The record of teams against the best other teams is the best predictor of success. Head to head matchups with individual teams are too small of a sample size, but records against above .500 records (as shown in my original post) is a better predictor of post-season success than general records.

Ol' No. 2
07-11-2006, 06:38 PM
I don't know if you're wrong or right...but I think having a very good record against the best teams in baseball does tend to suggest that you're the kind of team likely to beat the best teams in baseball (i.e., in the playoffs).

This is kind of like how a team like the Mets can amass a very good record against a relatively weak NL East and NL in general but will not likely be as formidable a playoff opponent as, say, the Red Sox or the White Sox.

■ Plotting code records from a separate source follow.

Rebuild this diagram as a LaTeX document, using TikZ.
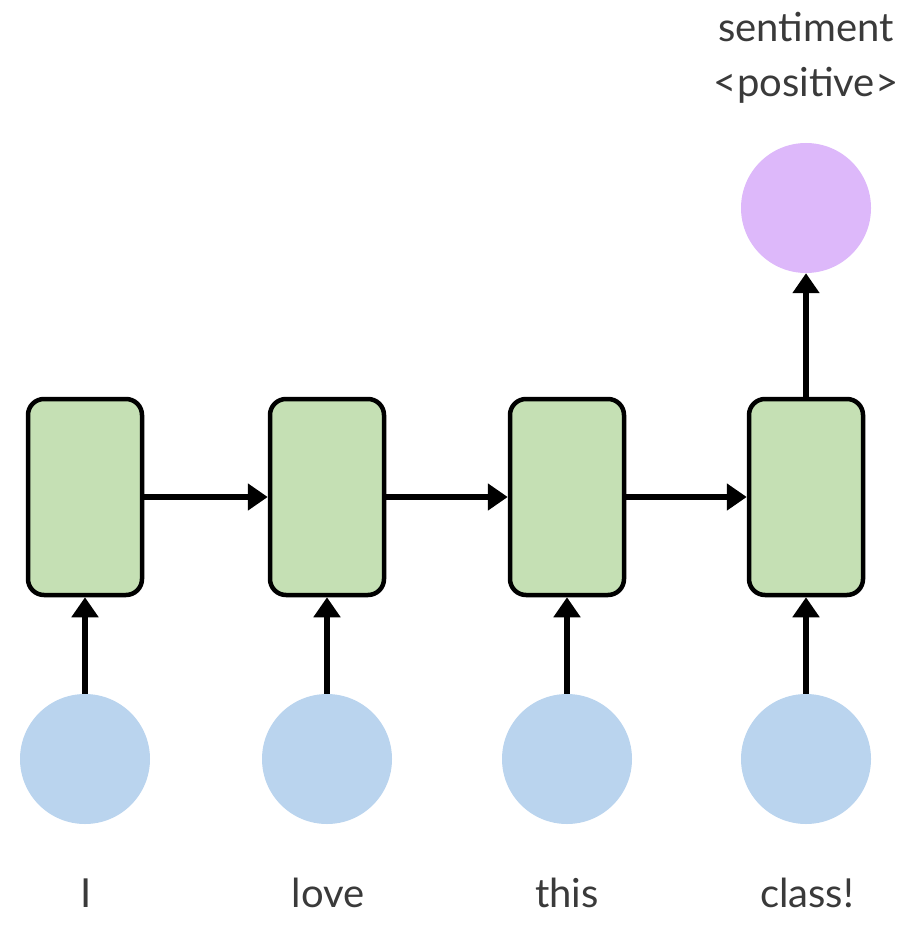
\documentclass[tikz,border=0pt]{standalone}
\usepackage{fontspec}
\setmainfont{Lato}
\usetikzlibrary{arrows.meta}
\definecolor{cellgreen}{HTML}{C5E0B4}
\definecolor{inblue}{HTML}{BAD4EE}
\definecolor{outpurple}{HTML}{DDB8FA}
\definecolor{txtgray}{HTML}{3A3A3A}
\tikzset{
  cell/.style={draw=black, line width=4.5pt, fill=cellgreen, rounded corners=16pt,
    minimum width=114pt, minimum height=196pt, inner sep=0pt},
  inp/.style={circle, fill=inblue, minimum size=130pt, inner sep=0pt},
  outp/.style={circle, fill=outpurple, minimum size=130pt, inner sep=0pt},
  conn/.style={line width=6pt, -{Triangle[length=20pt,width=26pt]}},
  word/.style={text=txtgray, font=\fontsize{40}{48}\selectfont, anchor=base, inner sep=0pt}
}
\begin{document}
\begin{tikzpicture}[x=1pt,y=-1pt]
\useasboundingbox (0,0) rectangle (920,925);
\node[cell] (c1) at (85,497) {};
\node[cell] (c2) at (327,497) {};
\node[cell] (c3) at (567,497) {};
\node[cell] (c4) at (806,497) {};
\node[inp] (i1) at (85,759) {};
\node[inp] (i2) at (327,759) {};
\node[inp] (i3) at (567,759) {};
\node[inp] (i4) at (806,759) {};
\node[outp] (o) at (806,208) {};
\node[word] (w1) at (86,907) {I};
\node[word] (w2) at (328,907) {love};
\node[word] (w3) at (567,907) {this};
\node[word] (w4) at (807,907) {class!};
\node[word] (s1) at (806,42) {sentiment};
\node[word] (s2) at (806,97) {<positive>};
\draw[conn] (c1.east) -- (c2.west);
\draw[conn] (c2.east) -- (c3.west);
\draw[conn] (c3.east) -- (c4.west);
\draw[conn] (i1.north) -- (c1.south);
\draw[conn] (i2.north) -- (c2.south);
\draw[conn] (i3.north) -- (c3.south);
\draw[conn] (i4.north) -- (c4.south);
\draw[conn] (c4.north) -- (o.south);
\end{tikzpicture}
\end{document}
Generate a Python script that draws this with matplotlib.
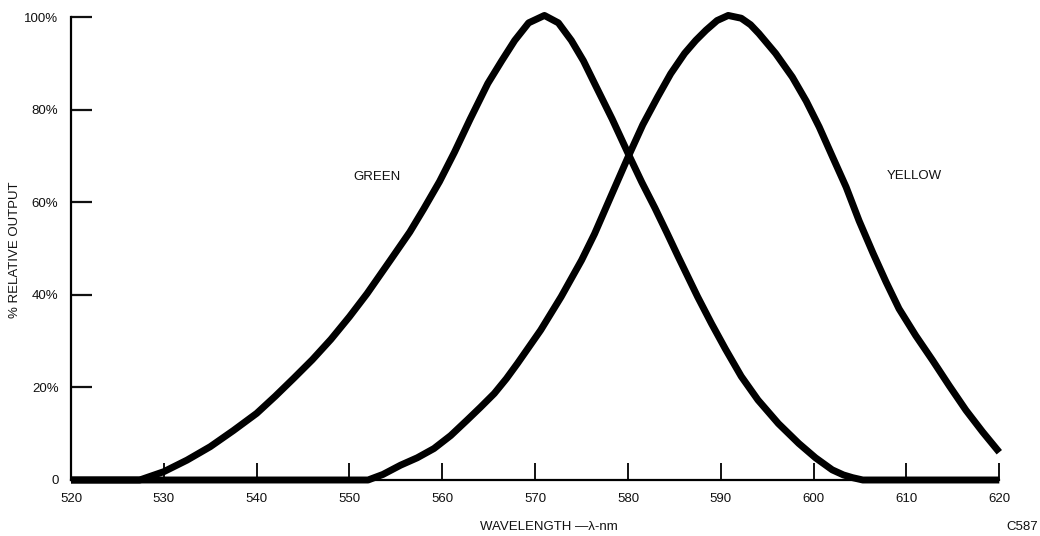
import matplotlib
matplotlib.use("Agg")
import matplotlib.pyplot as plt

plt.rcParams['font.family'] = ['Liberation Sans', 'DejaVu Sans']

# Data
green_nm = [520, 527.4, 530, 532.5, 535, 537.5, 540, 542, 544, 546, 548, 550,
            551.9, 554.4, 556.5, 558, 559.7, 561.3, 563, 564.9, 566.4, 567.8,
            569.3, 571.0, 572.5, 573.9, 575.2, 576.4, 578.3, 580.1, 581.5,
            582.9, 584.2, 585.4, 587.5, 589, 590.5, 592.2, 594, 596.2, 598.4,
            600.2, 602, 603.2, 604.2, 605.3, 620]
green_pct = [0, 0, 1.8, 4.3, 7.2, 10.7, 14.4, 18.1, 22.0, 26.0, 30.4, 35.3,
             40.3, 47.5, 53.6, 58.6, 64.5, 70.8, 78.0, 85.7, 90.6, 95.0,
             98.8, 100.4, 98.8, 95.0, 90.6, 85.7, 78.0, 70.2, 64.3,
             58.8, 53.4, 48.3, 39.6, 33.8, 28.3, 22.4, 17.3, 12.2, 7.9,
             4.8, 2.2, 1.1, 0.5, 0, 0]

yellow_nm = [520, 552.0, 553.6, 555.5, 557.3, 559.1, 560.9, 562.7, 564.1,
             565.6, 566.9, 568.1, 570.6, 572.8, 575.0, 576.4, 578.2, 580.1,
             581.6, 583.2, 584.6, 586.1, 587.3, 588.4, 589.6, 590.8, 592.2,
             593.2, 594.1, 595.9, 597.7, 599.2, 600.6, 602.0, 603.5, 604.9,
             606.4, 607.8, 609.2, 611.0, 612.8, 614.6, 616.4, 618.2, 620]
yellow_pct = [0, 0, 1.2, 3.2, 4.8, 6.8, 9.6, 13.0, 15.7, 18.7, 21.9, 25.2,
              32.4, 39.6, 47.5, 53.2, 61.5, 70.2, 76.8, 82.8, 87.8, 92.2,
              95.0, 97.2, 99.3, 100.4, 99.8, 98.4, 96.5, 92.2, 87.1, 81.9,
              76.3, 70.0, 63.3, 56.0, 49.0, 42.8, 37.0, 31.2, 25.9, 20.4,
              15.1, 10.4, 6.0]

x_ticks = [520, 530, 540, 550, 560, 570, 580, 590, 600, 610, 620]
y_ticks = [0, 20, 40, 60, 80, 100]
y_tick_labels = ['0', '20%', '40%', '60%', '80%', '100%']

fig = plt.figure(figsize=(10.4, 5.36), dpi=100)
ax = fig.add_axes([71/1040, 56/536, 928.3/1040, 462.7/536])

for xs, ys in ((green_nm, green_pct), (yellow_nm, yellow_pct)):
    ax.plot(xs, ys, color='black', lw=5.0, solid_capstyle='butt',
            solid_joinstyle='round', clip_on=False, zorder=3)

ax.set_xlim(520, 620)
ax.set_ylim(0, 100)
for s in ('top', 'right'):
    ax.spines[s].set_visible(False)
ax.spines['left'].set_linewidth(1.6)
ax.spines['bottom'].set_linewidth(1.6)

ax.set_xticks(x_ticks)
ax.set_xticklabels([str(t) for t in x_ticks])
ax.set_yticks(y_ticks)
ax.set_yticklabels(y_tick_labels)
ax.tick_params(axis='x', direction='in', length=12, width=1.4, pad=9,
               labelsize=9.5, colors='#111111')
ax.tick_params(axis='y', direction='in', length=15, width=1.6, pad=9,
               labelsize=9.5, colors='#111111')

ax.text(553.0, 65.4, 'GREEN', ha='center', va='center', fontsize=9.5,
        color='#111111')
ax.text(610.8, 65.7, 'YELLOW', ha='center', va='center', fontsize=9.5,
        color='#111111')

fig.text(549/1040, 1 - 527/536, 'WAVELENGTH \u2014\u03bb-nm', ha='center',
         va='center', fontsize=9.5, color='#111111')
fig.text(1038/1040, 1 - 527/536, 'C587', ha='right', va='center',
         fontsize=9.5, color='#111111')
fig.text(15/1040, 1 - 250/536, '% RELATIVE OUTPUT', rotation=90,
         ha='center', va='center', fontsize=9.5, color='#111111')

fig.savefig('out.png', dpi=100)
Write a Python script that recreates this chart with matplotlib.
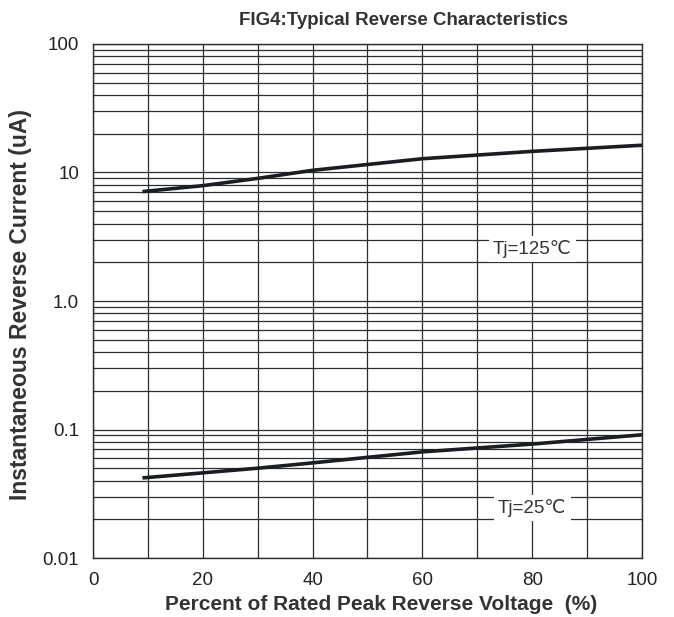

It also is kind of like what my claim has always been--that the teams the Tigers (and the Twins) have been beating aren't that great, and that their superior w/l record is largely due to them playing better against the lousy teams of the NL Central and AL Central cellar.

Yes, yes, yes, you have to beat the bad teams too...and the White Sox sometimes struggle with that and I don't mean to excuse that. I'm just saying that when you take two teams, like the White Sox and the Tigers who are almost certain to make the playoffs, that if one team is better than the other at beating very good teams, logic SEEMS to suggest that the team that is better at beating very good teams is more likely to advance in the playoffs (a competition between very good teams)....

That's what I'm saying...and the fact that we pretty much split series against Boston and Anaheim last year and then went on to beat them in the playoffs is much much much too small a sample size to discard something that seems, to me, to be logically sound.It might be interesting to see which correlated better with playoff success: regular season record against playoff teams or overall regular season record. I'm almost sure I've seen this somewhere. I'd be willing to bet there's no difference.

ondafarm
07-11-2006, 06:49 PM
It might be interesting to see which correlated better with playoff success: regular season record against playoff teams or overall regular season record. I'm almost sure I've seen this somewhere. I'd be willing to bet there's no difference.

You bet wrong.

And once again. I posted the records against ALL TEAMS WITH ABOVE .500 RECORDS nothing on your nonsense of head-to-head records.

Ol' No. 2
07-11-2006, 06:52 PM
You bet wrong.Is this just your opinion, or do you have any actual facts to back this up?

jenmcm76
07-12-2006, 02:07 PM
Well, what was the Sox record against eventual playoff teams last year?

All I know is the Sox' record against ACTUAL playoff teams last year... 11-1! :bandance:


Interestingly enough, if you remove the Sox-Tigers games from the initial stats, the Sox are 16-10, and Detroit is 17-12. No big difference there... Using these numbers (since by default there'd be no Sox-Tigers matchup in the first round), it looks good for a Sox-Tigers ALCS. With our 5-1 record against them so far this year, the chances of another World Series appearance don't look too shabby.

Of course, that's assuming that's assuming that the predictor holds any water.